Raw data
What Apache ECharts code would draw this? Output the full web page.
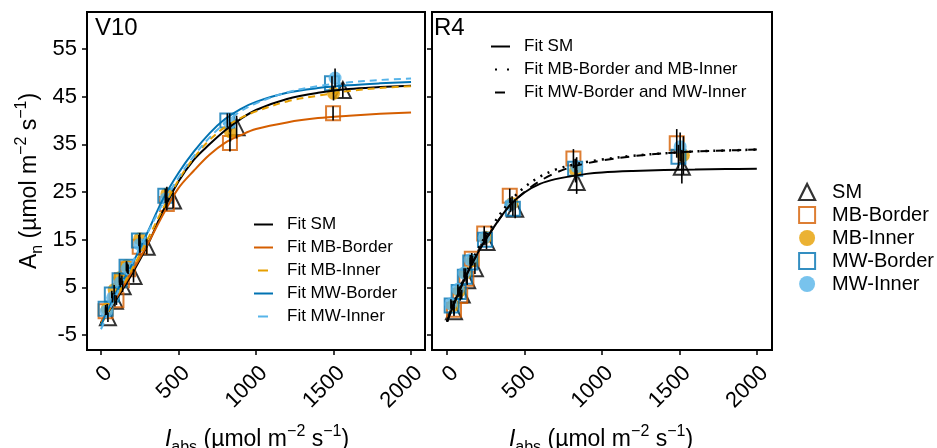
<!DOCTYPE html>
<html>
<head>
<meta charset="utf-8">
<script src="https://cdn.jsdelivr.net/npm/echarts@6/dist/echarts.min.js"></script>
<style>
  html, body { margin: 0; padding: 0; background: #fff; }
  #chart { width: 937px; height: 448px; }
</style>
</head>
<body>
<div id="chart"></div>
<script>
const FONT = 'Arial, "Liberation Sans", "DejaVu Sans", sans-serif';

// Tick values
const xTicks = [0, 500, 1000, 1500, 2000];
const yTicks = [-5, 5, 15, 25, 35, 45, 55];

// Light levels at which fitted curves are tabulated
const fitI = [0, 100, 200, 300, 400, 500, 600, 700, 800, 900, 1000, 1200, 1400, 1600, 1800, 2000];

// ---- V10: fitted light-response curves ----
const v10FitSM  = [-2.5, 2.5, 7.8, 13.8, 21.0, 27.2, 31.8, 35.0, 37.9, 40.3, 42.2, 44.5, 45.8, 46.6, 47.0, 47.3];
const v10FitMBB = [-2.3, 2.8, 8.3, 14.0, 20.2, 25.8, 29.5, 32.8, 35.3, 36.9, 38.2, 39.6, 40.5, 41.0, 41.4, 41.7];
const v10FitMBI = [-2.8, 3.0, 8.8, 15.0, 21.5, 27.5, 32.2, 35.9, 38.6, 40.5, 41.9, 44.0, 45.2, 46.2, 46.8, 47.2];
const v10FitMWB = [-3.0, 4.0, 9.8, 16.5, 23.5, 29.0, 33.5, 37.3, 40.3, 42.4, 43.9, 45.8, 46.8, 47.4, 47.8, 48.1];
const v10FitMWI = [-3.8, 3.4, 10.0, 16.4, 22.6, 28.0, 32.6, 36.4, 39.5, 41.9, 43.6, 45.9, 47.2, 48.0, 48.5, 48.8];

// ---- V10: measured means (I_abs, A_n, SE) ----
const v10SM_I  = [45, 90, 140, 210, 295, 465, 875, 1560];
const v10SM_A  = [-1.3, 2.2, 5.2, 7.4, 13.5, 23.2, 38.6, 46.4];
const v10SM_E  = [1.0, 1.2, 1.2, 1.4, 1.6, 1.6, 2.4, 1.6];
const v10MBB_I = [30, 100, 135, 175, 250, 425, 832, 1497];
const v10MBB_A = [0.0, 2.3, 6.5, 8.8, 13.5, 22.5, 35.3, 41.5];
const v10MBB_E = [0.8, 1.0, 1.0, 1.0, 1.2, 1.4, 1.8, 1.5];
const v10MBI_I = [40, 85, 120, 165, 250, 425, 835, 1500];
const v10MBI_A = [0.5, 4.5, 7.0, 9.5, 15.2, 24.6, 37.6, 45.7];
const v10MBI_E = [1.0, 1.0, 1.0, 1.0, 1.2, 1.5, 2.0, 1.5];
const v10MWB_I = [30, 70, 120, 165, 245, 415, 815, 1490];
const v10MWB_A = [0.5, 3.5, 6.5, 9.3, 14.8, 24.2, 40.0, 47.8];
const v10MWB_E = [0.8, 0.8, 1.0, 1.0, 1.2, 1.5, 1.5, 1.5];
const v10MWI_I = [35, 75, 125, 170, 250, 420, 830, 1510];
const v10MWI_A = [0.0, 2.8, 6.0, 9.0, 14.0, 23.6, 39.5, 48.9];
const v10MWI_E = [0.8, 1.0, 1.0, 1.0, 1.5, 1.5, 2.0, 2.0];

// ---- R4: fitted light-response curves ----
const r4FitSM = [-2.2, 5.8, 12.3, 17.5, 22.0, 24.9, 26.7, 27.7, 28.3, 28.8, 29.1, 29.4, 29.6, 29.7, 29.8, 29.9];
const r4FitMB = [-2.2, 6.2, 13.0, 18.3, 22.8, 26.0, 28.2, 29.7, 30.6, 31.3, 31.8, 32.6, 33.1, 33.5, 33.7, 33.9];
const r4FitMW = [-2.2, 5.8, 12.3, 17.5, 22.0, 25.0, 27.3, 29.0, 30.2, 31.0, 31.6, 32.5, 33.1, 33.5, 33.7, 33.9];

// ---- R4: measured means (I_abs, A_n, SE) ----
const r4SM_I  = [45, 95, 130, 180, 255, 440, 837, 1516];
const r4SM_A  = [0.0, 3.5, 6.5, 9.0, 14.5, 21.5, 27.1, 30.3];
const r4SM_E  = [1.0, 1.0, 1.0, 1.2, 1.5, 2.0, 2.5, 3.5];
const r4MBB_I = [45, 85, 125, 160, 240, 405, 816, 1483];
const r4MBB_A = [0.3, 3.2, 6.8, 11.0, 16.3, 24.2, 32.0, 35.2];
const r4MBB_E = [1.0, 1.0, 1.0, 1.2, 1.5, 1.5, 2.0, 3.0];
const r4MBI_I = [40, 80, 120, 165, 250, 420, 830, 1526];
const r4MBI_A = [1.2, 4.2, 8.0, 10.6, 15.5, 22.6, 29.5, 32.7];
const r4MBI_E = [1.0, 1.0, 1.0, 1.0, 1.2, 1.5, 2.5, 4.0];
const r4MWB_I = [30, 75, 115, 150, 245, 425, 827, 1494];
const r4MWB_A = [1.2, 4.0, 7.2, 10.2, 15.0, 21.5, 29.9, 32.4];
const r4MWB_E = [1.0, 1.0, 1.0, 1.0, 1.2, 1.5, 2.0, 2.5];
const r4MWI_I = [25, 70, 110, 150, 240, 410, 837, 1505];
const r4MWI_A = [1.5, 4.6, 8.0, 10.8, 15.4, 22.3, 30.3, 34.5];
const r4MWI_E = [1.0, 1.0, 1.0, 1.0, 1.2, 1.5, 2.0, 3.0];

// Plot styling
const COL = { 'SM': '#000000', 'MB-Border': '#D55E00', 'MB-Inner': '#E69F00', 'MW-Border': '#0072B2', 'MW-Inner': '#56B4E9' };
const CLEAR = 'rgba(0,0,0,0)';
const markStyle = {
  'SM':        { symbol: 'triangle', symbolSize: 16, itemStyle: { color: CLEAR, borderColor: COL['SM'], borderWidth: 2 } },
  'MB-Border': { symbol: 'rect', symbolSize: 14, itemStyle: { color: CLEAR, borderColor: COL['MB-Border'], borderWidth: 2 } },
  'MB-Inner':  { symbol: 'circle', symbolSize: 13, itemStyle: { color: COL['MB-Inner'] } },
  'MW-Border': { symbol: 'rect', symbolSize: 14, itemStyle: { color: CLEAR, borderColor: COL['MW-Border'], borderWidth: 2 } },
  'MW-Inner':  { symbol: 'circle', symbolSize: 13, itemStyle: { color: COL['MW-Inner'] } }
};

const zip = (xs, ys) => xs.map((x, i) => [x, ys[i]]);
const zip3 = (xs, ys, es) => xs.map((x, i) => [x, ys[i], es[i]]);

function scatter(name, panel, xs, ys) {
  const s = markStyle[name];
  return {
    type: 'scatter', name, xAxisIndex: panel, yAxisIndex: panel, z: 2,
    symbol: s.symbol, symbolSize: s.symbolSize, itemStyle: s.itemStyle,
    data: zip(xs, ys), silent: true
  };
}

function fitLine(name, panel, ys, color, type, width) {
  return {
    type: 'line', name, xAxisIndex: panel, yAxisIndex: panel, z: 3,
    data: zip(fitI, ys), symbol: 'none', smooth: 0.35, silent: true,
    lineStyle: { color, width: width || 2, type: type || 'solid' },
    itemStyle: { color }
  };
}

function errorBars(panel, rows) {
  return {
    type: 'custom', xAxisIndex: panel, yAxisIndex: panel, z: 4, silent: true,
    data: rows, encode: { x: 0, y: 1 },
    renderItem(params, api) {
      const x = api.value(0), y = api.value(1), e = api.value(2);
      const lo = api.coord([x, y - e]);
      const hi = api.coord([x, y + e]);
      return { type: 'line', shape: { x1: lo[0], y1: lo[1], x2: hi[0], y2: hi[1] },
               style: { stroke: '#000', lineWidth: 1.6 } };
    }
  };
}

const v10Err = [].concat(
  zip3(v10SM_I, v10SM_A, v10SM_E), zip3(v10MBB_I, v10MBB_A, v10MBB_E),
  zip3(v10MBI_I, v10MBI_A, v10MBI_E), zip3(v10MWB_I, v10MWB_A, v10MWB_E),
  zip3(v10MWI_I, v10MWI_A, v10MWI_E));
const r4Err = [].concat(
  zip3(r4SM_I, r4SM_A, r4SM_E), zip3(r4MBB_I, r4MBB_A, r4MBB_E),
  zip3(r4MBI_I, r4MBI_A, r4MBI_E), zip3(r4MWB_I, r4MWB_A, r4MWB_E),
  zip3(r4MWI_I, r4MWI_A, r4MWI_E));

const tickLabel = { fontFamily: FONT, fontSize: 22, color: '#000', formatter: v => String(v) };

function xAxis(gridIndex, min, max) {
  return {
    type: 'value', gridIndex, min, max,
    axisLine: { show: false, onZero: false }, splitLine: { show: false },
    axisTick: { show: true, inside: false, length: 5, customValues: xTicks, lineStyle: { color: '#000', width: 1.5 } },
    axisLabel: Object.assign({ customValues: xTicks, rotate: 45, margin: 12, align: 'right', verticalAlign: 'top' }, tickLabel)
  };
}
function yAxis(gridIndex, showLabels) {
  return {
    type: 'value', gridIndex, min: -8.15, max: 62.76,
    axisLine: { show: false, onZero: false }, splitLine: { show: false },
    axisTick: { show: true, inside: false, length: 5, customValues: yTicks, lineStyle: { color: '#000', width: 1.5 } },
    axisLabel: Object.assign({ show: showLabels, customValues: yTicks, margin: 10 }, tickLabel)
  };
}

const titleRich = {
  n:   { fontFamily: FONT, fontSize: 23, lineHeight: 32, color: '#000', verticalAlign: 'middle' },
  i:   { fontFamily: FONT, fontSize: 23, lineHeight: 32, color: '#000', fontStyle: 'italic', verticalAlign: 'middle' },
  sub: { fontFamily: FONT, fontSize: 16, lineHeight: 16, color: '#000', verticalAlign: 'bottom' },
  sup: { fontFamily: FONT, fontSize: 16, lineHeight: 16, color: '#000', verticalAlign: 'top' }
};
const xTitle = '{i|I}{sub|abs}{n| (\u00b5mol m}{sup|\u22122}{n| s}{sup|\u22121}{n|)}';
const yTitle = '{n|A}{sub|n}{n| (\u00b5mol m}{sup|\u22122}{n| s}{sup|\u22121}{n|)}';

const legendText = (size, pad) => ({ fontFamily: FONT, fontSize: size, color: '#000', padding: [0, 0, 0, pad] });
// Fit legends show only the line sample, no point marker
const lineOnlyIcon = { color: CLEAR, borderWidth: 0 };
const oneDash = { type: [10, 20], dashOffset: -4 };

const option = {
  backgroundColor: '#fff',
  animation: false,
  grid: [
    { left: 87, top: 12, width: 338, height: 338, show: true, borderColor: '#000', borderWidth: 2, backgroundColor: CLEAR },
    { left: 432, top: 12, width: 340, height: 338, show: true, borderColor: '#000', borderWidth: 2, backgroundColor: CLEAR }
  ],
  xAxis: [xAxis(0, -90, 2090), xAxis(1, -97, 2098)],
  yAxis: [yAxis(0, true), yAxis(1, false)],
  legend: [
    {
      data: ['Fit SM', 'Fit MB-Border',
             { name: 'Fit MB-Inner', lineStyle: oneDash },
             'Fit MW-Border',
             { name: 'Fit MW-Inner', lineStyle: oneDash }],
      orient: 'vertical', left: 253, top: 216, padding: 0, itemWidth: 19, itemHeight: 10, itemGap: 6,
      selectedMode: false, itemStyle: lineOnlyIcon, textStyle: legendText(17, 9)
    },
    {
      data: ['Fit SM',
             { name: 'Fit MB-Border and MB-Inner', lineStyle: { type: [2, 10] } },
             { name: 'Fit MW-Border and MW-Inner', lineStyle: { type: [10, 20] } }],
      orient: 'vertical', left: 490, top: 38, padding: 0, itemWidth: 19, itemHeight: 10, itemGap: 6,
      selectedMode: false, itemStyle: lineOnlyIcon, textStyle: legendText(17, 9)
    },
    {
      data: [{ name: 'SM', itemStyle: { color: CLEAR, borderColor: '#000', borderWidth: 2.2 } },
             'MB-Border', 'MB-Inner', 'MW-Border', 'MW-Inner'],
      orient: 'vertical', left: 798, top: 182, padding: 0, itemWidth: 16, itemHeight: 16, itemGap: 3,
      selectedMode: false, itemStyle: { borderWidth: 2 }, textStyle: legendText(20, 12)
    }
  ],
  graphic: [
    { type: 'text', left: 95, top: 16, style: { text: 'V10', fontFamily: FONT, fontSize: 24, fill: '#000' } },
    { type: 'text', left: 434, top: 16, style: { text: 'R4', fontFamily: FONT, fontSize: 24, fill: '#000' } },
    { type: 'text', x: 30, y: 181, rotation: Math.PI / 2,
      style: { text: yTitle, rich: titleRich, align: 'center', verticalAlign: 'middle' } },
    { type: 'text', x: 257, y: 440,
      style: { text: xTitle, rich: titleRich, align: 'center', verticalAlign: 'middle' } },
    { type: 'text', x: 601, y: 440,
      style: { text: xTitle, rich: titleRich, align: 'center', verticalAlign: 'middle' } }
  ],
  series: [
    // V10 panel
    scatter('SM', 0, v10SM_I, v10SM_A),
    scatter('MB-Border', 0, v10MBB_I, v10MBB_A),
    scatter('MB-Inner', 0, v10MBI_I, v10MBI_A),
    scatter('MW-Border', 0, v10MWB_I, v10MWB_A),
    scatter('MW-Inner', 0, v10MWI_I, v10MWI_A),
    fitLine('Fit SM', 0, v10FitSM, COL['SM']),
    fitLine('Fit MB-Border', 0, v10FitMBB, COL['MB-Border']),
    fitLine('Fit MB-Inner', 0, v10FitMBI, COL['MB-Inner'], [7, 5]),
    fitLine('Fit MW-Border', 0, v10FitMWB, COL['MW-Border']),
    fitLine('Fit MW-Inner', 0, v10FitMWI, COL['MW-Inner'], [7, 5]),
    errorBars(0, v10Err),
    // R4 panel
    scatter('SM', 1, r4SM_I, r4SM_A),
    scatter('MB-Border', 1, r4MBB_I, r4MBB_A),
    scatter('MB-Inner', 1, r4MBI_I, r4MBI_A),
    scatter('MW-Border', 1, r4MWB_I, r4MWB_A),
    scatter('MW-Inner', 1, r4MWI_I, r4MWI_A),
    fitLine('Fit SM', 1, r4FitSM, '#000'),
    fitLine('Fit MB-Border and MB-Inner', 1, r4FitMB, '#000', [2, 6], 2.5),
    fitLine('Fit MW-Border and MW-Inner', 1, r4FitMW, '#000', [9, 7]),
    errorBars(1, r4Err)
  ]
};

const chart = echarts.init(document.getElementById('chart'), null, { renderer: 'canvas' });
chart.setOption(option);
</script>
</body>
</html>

What needs to be done
With all pictures left out, please transcribe exactly the lines from the start of the material through the line with "48.0, 48.5, 48.8];".

Exercise solution
What Apache ECharts code would draw this? Output the full web page.
<!DOCTYPE html>
<html>
<head>
<meta charset="utf-8">
<script src="https://cdn.jsdelivr.net/npm/echarts@6/dist/echarts.min.js"></script>
<style>
  html, body { margin: 0; padding: 0; background: #fff; }
  #chart { width: 937px; height: 448px; }
</style>
</head>
<body>
<div id="chart"></div>
<script>
const FONT = 'Arial, "Liberation Sans", "DejaVu Sans", sans-serif';

// Tick values
const xTicks = [0, 500, 1000, 1500, 2000];
const yTicks = [-5, 5, 15, 25, 35, 45, 55];

// Light levels at which fitted curves are tabulated
const fitI = [0, 100, 200, 300, 400, 500, 600, 700, 800, 900, 1000, 1200, 1400, 1600, 1800, 2000];

// ---- V10: fitted light-response curves ----
const v10FitSM  = [-2.5, 2.5, 7.8, 13.8, 21.0, 27.2, 31.8, 35.0, 37.9, 40.3, 42.2, 44.5, 45.8, 46.6, 47.0, 47.3];
const v10FitMBB = [-2.3, 2.8, 8.3, 14.0, 20.2, 25.8, 29.5, 32.8, 35.3, 36.9, 38.2, 39.6, 40.5, 41.0, 41.4, 41.7];
const v10FitMBI = [-2.8, 3.0, 8.8, 15.0, 21.5, 27.5, 32.2, 35.9, 38.6, 40.5, 41.9, 44.0, 45.2, 46.2, 46.8, 47.2];
const v10FitMWB = [-3.0, 4.0, 9.8, 16.5, 23.5, 29.0, 33.5, 37.3, 40.3, 42.4, 43.9, 45.8, 46.8, 47.4, 47.8, 48.1];
const v10FitMWI = [-3.8, 3.4, 10.0, 16.4, 22.6, 28.0, 32.6, 36.4, 39.5, 41.9, 43.6, 45.9, 47.2, 48.0, 48.5, 48.8];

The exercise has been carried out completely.